For this to happen, our institutions must possess clear goals. Any factory is valued by its output; likewise, every Islamic institution must clearly define the model of the graduate it seeks to produce.

Once the goal is defined, the curriculum must connect organically to that goal. These objectives must be well understood by administrators, teachers, students, and the wider community so that our institutional identity becomes clear: Who are we? What do we want? How do we work?

Brothers, supporting such institutions is a communal obligation. We must encourage our youth to join them, explain their mission to the public, highlight their importance, and help others appreciate the blessing they represent. Each one of us must communicate this message to our families, students, and communities so that our youth recognize the value of structured learning and guided cultivation.

A special responsibility falls upon the elite among our youth, those distinguished by intellect, understanding, strong circumstances, or psychological resilience. Too often, this elite is directed exclusively toward worldly fields, even by some well-intentioned advocates, as if building the worldly realm were our only concern.

Yes, we must contribute to worldly knowledge and professions, but a portion of the elite must be guided toward the service of Islam, toward scholarship, teaching, and leadership in religious and educational institutions.

These elite youth are the hope of the Umma. When Allah grants a young person a capable mind, strength of character, and supportive circumstances, these are not only blessings—they are responsibilities.

Today, we must tell our children to come to the noble goals, to come to the correct curricula, to come to the clear principles, and to come to the good environment that will help you with that.

This is where institutions like SeekersGuidance come in: institutions that provide sound knowledge, a healthy environment, qualified teachers, and clear methodology.

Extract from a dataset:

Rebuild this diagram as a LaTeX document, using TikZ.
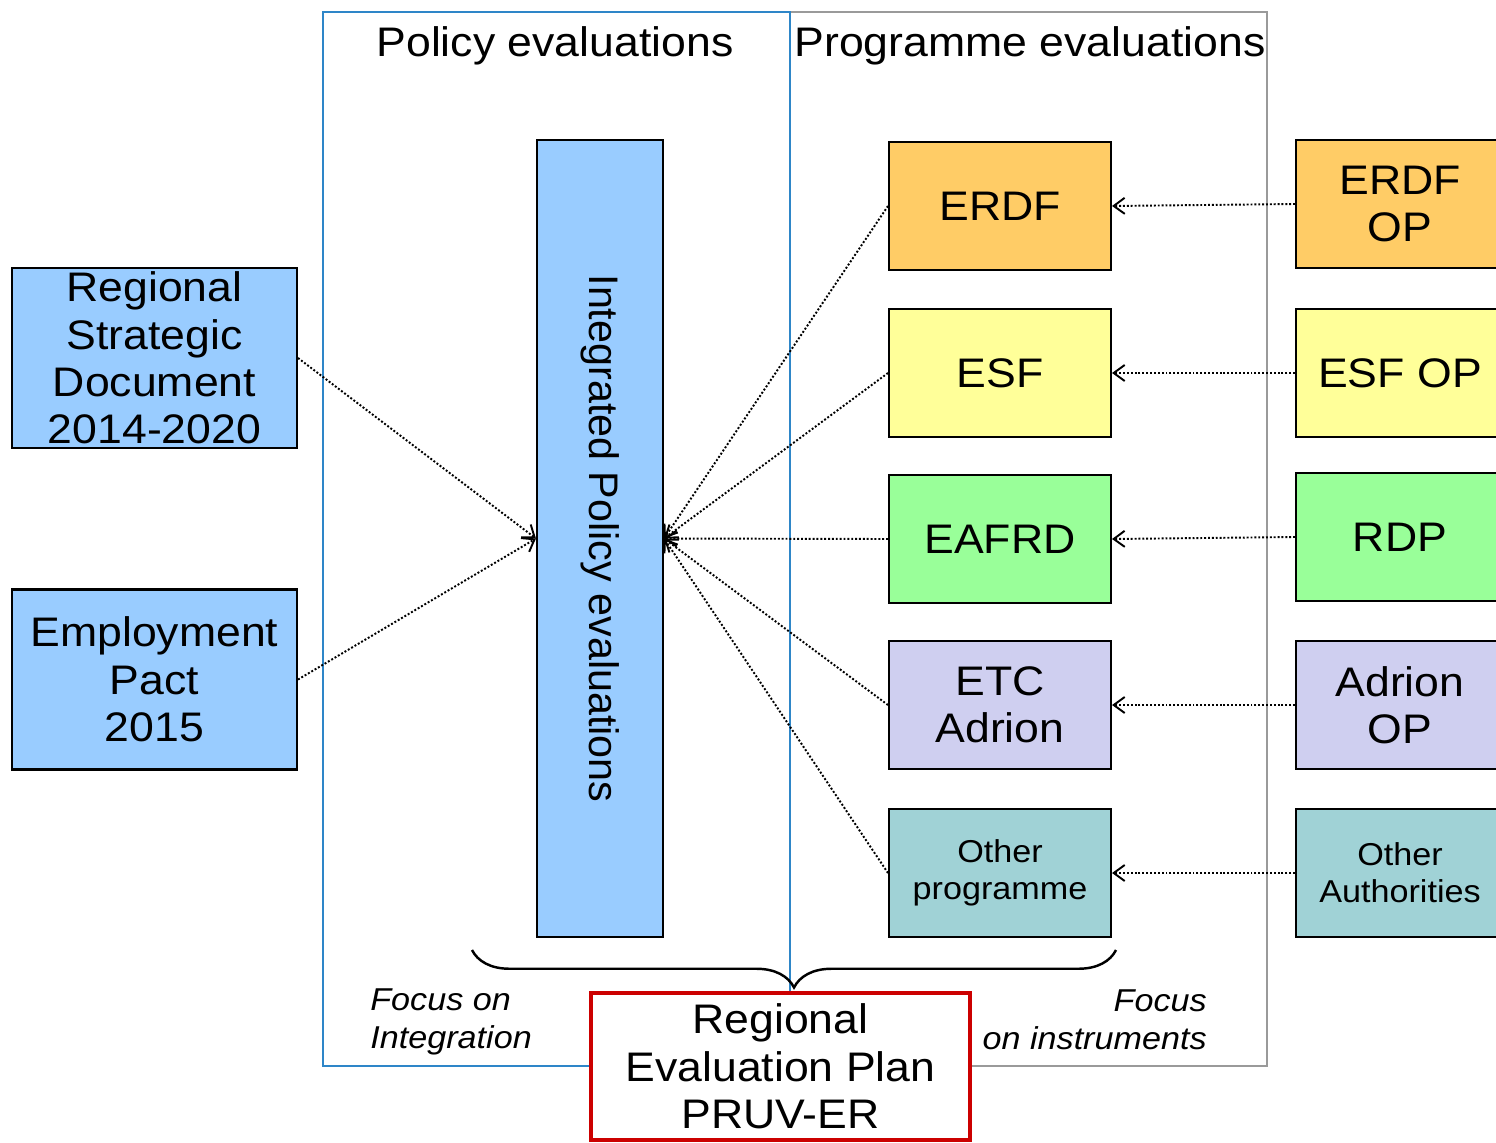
\documentclass[tikz,border=0pt]{standalone}
\usepackage{fontspec}
\setmainfont[FakeStretch=1.08]{Liberation Sans}
\newfontfamily\plainfont{Liberation Sans}
\usepackage{graphicx}
\usetikzlibrary{arrows.meta,decorations.pathreplacing}
\definecolor{lblue}{HTML}{99CCFF}
\definecolor{corange}{HTML}{FFCC66}
\definecolor{cyellow}{HTML}{FFFF99}
\definecolor{cgreen}{HTML}{99FF99}
\definecolor{clav}{HTML}{CFCFF0}
\definecolor{cteal}{HTML}{A0D2D6}
\definecolor{frameblue}{HTML}{2E86C8}
\definecolor{framegray}{HTML}{9A9A9A}
\definecolor{cred}{HTML}{CC0000}
\tikzset{
  box/.style={draw=black, line width=1.2pt, inner sep=0pt, align=center,
    font=\fontsize{23.5}{27}\selectfont},
  midbox/.style={box, minimum width=4.44cm, minimum height=2.56cm},
  rightbox/.style={box, minimum width=4.16cm, minimum height=2.56cm},
  leftbox/.style={box, fill=lblue, minimum width=5.7cm, minimum height=3.6cm},
  small/.style={font=\fontsize{18}{21}\selectfont},
  dotarrow/.style={line width=1.1pt, dash pattern=on 1.1pt off 1.1pt, -{Straight Barb[length=2.2mm,width=3.2mm]}},
  title/.style={font=\fontsize{23.5}{27}\selectfont, inner sep=0pt},
  focus/.style={font=\itshape\fontsize{18}{21.5}\selectfont, inner sep=0pt}
}
\begin{document}
\begin{tikzpicture}[x=0.02cm,y=-0.02cm]
\clip (0,0) rectangle (1496,1142);
\fill[white] (0,0) rectangle (1496,1142);
% frames
\draw[framegray, line width=1.1pt] (790,12) rectangle (1267,1066);
\draw[frameblue, line width=1.3pt] (323,12) rectangle (790,1066);
\node[title] (tpol) at (555,46) {Policy evaluations};
\node[title] (tprog) at (1030,46) {Programme evaluations};
% integrated box
\node[box, fill=lblue, minimum width=2.52cm, minimum height=15.94cm] (ipe) at (600,538.5)
  {\rotatebox{-90}{\plainfont Integrated Policy evaluations}};
% left boxes
\node[leftbox] (rsd) at (154.5,358) {Regional\\Strategic\\Document\\2014-2020};
\node[leftbox] (emp) at (154.5,679.5) {Employment\\Pact\\2015};
% middle boxes
\node[midbox, fill=corange] (erdf) at (1000,206) {ERDF};
\node[midbox, fill=cyellow] (esf) at (1000,373) {ESF};
\node[midbox, fill=cgreen] (eafrd) at (1000,539) {EAFRD};
\node[midbox, fill=clav] (etc) at (1000,705) {ETC\\Adrion};
\node[midbox, fill=cteal, small] (oth) at (1000,873) {Other\\programme};
% right boxes
\node[rightbox, fill=corange] (rerdf) at (1400,204) {ERDF\\OP};
\node[rightbox, fill=cyellow] (resf) at (1400,373) {ESF OP};
\node[rightbox, fill=cgreen] (rrdp) at (1400,537) {RDP};
\node[rightbox, fill=clav] (radr) at (1400,705) {Adrion\\OP};
\node[rightbox, fill=cteal, small] (roth) at (1400,873) {Other\\Authorities};
% arrows
\draw[dotarrow] (rsd.east) -- (ipe.west);
\draw[dotarrow] (emp.east) -- (ipe.west);
\foreach \n in {erdf,esf,eafrd,etc,oth}{
  \draw[dotarrow] (\n.west) -- (ipe.east);
}
\draw[dotarrow] (rerdf.west) -- (erdf.east);
\draw[dotarrow] (resf.west) -- (esf.east);
\draw[dotarrow] (rrdp.west) -- (eafrd.east);
\draw[dotarrow] (radr.west) -- (etc.east);
\draw[dotarrow] (roth.west) -- (oth.east);
% brace
\coordinate (bl) at (472,950);
\coordinate (br) at (1116,950);
\draw[line width=1.4pt, decorate, decoration={brace, mirror, amplitude=0.75cm}] (bl) -- (br);
% red box
\node[box, draw=cred, fill=white, line width=2.4pt, minimum width=7.58cm, minimum height=2.94cm] (plan) at (780.5,1066.5)
  {Regional\\Evaluation Plan\\PRUV-ER};
\node[focus, anchor=west, align=left] (fint) at (370,1022) {Focus on\\Integration};
\node[focus, anchor=east, align=right] (finst) at (1207,1020) {Focus\\on instruments};
\end{tikzpicture}
\end{document}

They nurture the students of today into the scholars and leaders of tomorrow, preparing them to serve the Umma with insight, wisdom, and steadfastness.

It is our responsibility to guide our children toward these noble paths, and it is their responsibility to respond with commitment and sincerity.

I ask Allah Almighty to help us fulfill our duties toward the education and upbringing of our youth.

I ask Allah to enable the elite among our children to seize these opportunities, to grow in knowledge and wisdom, and to become callers to Allah with insight, mercy, and firmness upon the truth, never compromising principles, yet never causing harm or division.

May Allah accept our efforts, illuminate our paths, and make our youth the pride of this Umma.

Shaykh Hassan al-Hindi was born in 1966. He lost his eyesight before reaching the age of nine. He began his formal religious studies with several shaykhs in private sessions, then continued them at the al-Fath Islamic Institute in 1982, After graduating in 1988,he was then appointed as an instructor of Aqida at the institute upon the recommendation of Shaykh Abd al-Razzaq al-Halabi (may Allah have mercy on him). He then pursued university studies in the Faculty of Shari‘a at the University of Damascus, and later enrolled in al-Imam al-Awza‘i College for postgraduate studies. 

The Shaykh received knowledge from an honorable group of the scholars of Damascus, such as Shaykh Abd al-Rahman al-Shaghuri, Shaykh Muhammad Adib al-Kallas, and Shaykh Muhammad Sa‘id Ramadan al-Buti (may Allah have mercy on them).